Singleton Sheila had come straight off the ship from England, and into the typing room.  Tamsin was a snob.  Francie,  a mature spinster, hadn't paid any attention to Taboo perfume's warning about being careful around men when wearing it; she had to fight off a long-time guy friend the first time she spritzed on the perfume.  We all decided none of us would run out and buy a bottle.

Mrs Parr, Elizabeth, and Tall Pat sat at the back of the room, smoking like chimneys.  The rest of us in the pool patted away the smoke as it got in our eyes, never thinking twice about the health repercussions of second-hand smoking..

Every payday, there was a timid knock on the typing room door.  Mrs Parr, who was nearing retirement age, would greet her funeral insurance salesman, and hand over her small fortnightly contribution.  The two guys who delivered our pay had casually sauntered into the building carrying a small leather suitcase containing thousands of pounds worth of crisp new bank notes, and a myriad of change.  We typists lined up to get the little brown envelopes that had our names on them.
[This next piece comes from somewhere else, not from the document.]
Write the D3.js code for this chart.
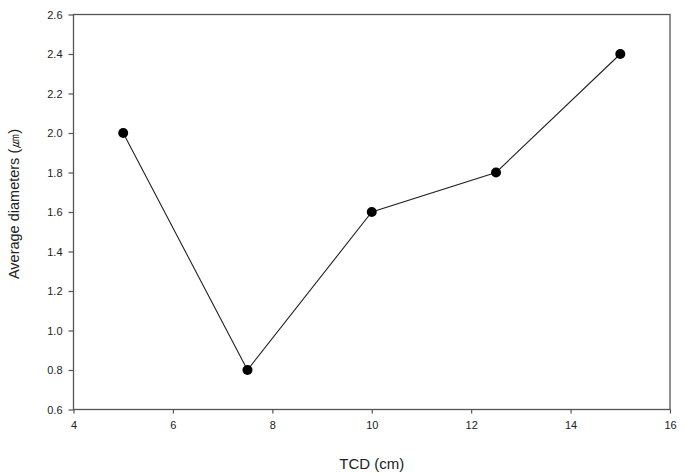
<!DOCTYPE html>
<html>
<head>
<meta charset="utf-8">
<script src="https://cdn.jsdelivr.net/npm/d3@7"></script>
<style>
  body { margin: 0; background: #fff; }
  text { font-family: "Liberation Sans", Arial, sans-serif; fill: #222; }
</style>
</head>
<body>
<svg id="chart" width="685" height="474"></svg>
<script>
// data
const tcd = [5, 7.5, 10, 12.5, 15];
const diameters = [2.0, 0.8, 1.6, 1.8, 2.4];
const xTicks = [4, 6, 8, 10, 12, 14, 16];
const yTicks = [0.6, 0.8, 1.0, 1.2, 1.4, 1.6, 1.8, 2.0, 2.2, 2.4, 2.6];

const svg = d3.select("#chart");
const plotLeft = 73.5, plotRight = 670, plotTop = 14.5, plotBottom = 409.5;

const x = d3.scaleLinear().domain([4, 16]).range([plotLeft, plotRight]);
const y = d3.scaleLinear().domain([0.6, 2.6]).range([plotBottom, plotTop]);

// frame
svg.append("rect")
  .attr("x", plotLeft).attr("y", plotTop)
  .attr("width", plotRight - plotLeft).attr("height", plotBottom - plotTop)
  .attr("fill", "none").attr("stroke", "#555").attr("stroke-width", 1.3);

const xAxis = svg.append("g")
  .attr("transform", `translate(0,${plotBottom})`)
  .call(d3.axisBottom(x).tickValues(xTicks).tickSize(4).tickPadding(8).tickFormat(d3.format("d")));
const yAxis = svg.append("g")
  .attr("transform", `translate(${plotLeft},0)`)
  .call(d3.axisLeft(y).tickValues(yTicks).tickSize(5).tickPadding(6).tickFormat(d3.format(".1f")));

[xAxis, yAxis].forEach((g) => {
  g.select(".domain").remove();
  g.selectAll(".tick line").attr("stroke", "#555").attr("stroke-width", 1.2);
  g.selectAll(".tick text").style("font-size", "11px").attr("fill", "#333");
});

// line and markers
const line = d3.line().x((d, i) => x(tcd[i])).y((d) => y(d));
svg.append("path")
  .datum(diameters)
  .attr("d", line)
  .attr("fill", "none").attr("stroke", "#222").attr("stroke-width", 1.1);

svg.selectAll("circle")
  .data(diameters)
  .join("circle")
  .attr("cx", (d, i) => x(tcd[i]))
  .attr("cy", (d) => y(d))
  .attr("r", 5)
  .attr("fill", "#000");

// axis titles
svg.append("text")
  .attr("x", (plotLeft + plotRight) / 2).attr("y", 469)
  .attr("text-anchor", "middle")
  .style("font-size", "15px")
  .text("TCD (cm)");

svg.append("text")
  .attr("transform", `translate(19,204) rotate(-90)`)
  .attr("text-anchor", "middle")
  .style("font-size", "14.5px")
  .text("Average diameters (㎛)");
</script>
</body>
</html>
Several of us wore 'bop' skirts, with layers and layers of stiff petticoats underneath.  As Val, Elspeth or I sauntered down the two narrow aisles of typing desks we often knocked work off the desk-tops because our skirts were so voluminous.  I was the proud owner of a stiff petticoat with a hem that could be blown up.

Mrs Rowley, my Typist-in-Charge, came up to me.  "I want you and Mariana to relieve in the Thorndon office today," she said.

"I'll take my scooter," said Mariana.

"I'll walk," I said.  It would take about twenty minutes.

But it was decided (not by me) that I would ride on the back of Mariana's motor scooter.  Yes, I was worried.  What if there was an accident?  What if my bop skirt blew up to reveal all my stiff petticoats?"

"Psshw, there's nothing to it," said Mrs Rowley, who had never been on a scooter.

It was awful.  I kept forgetting to lean in certain directions when we turned corners, and there were lots of corners.  For years, Mariana retold the story about how I almost caused umpteen accidents.  The story gradually got embellished so much that after a time I didn't recognise myself as the maniacal devil over her shoulder that nearly caused the biggest pile-up the suburb of Thorndon may ever have seen.